Cold Showers can boost health
Try Something New and Daring


Over the years, I'm sure you have heard the argument about hot showers vs cold showers. I'm also pretty sure that the vast majority of us shudder at the very thought of taking a cold shower. If you suffer from a bad back or physical ailment causing muscular pain, I'm sure you, like me, enjoy indulging in a piping hot shower that fills the bathroom full of steam and warms my muscles. Recently however, I was reading an article about how athletes train, and was intrigued to read about the ice baths that they take.


In this blog I'm going to suggest that you try something new and daring, something that sounds a bit radical. However, We at Fairfield would be interested to know if you managed to try the cold shower challenge and whether or not it made any difference to the way you feel. I generally don't have the time to take baths, and am not an active athlete so showering is the better option for me.


Cold Showers - Taking the Plunge


After toying with the idea for about a week I decided to 'man up' and try taking a cold shower. I'd like to say that I didn't just jump right into this challenge. On day one I started my shower at the normal temperature which is about half way up the hot setting. Then I turned the dial down one setting at a time until it was at the bottom of the hot setting. The next day, I started the shower at at the bottom of the hot setting. On day three, I started the shower at the top of the Cold setting and then gradually turned it down until the water was ice cold. Over the following days I repeated the process until I could just climb straight into the freezing cold shower, which I must say, I feel has the best results.


Cold showers work by lowering the muscle tissue's temperature and constrict the blood vessels. We all know targeted cold therapy, such as applying an ice pack, to an injury helps prevent bruising and swelling from the waste and fluid build-up. Cold showers also helps numb nerve endings, providing you with instant, localized pain relief. When you stand in a cold shower or lower yourself yourself in a cold bath, the temperature of the cold water brings down your heart rate and increases your circulation. This drop in temperature minimizes inflammation and helps you recover faster.


It would appear, given the rising popularity that Cold-water baths appear to be considerably more effective than rest when it comes to relieving delayed-onset muscle soreness, which tends to occurs one to four days after exercise or other physical activity.


How Do Cold Showers Help?


I don't know about you but I'm a night owl, I always have been since I was a child. Sleep simply isn't on my radar until at least midnight.
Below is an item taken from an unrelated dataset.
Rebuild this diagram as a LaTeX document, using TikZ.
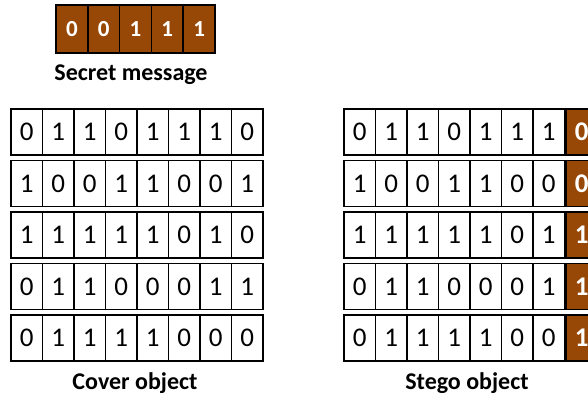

The trouble with being a night owl is that getting up for those early mornings can be tough. I was stumbling out of bed, clambering into a hot shower and standing there basking in the warm water for 20-30 minutes. Despite this, I  still couldn't wake up. That was until I decided to try cold showers. The Cold water wakes me up quickly, it also relieves my aching muscles faster than a hot shower ever did. Now I leave the shower feeling alive and refreshed and I only spend 5-6 minutes in the shower at most. Saving time, money and feeling good, what's not to like?


The Science Behind Taking A Cold Shower


Of course my experience is simply anecdotal, so here are a couple of quotes from Sport's scientists that back up the points I have made.

"Exposing your whole body to cold water for short periods of time is used to promote “hardening.” Hardening is the exposure to a natural stimulus, such as cold water, that results in increased tolerance to stress and/or disease. This was demonstrated by a study involving 10 healthy people who swim regularly in ice-cold water during the winter.

Source: http://www.jsams.org/article/S1440-2440(07)00007-2/abstract

"Research also shows it may help reduce pain and speed recovery by decreasing blood lactate concentration."

Source: http://www.jsams.org/article/S1440-2440(07)00007-2/abstract

 

*Important note:
Consult your doctor if you have cardiovascular problems, because the sudden chill can cause a spike in blood pressure.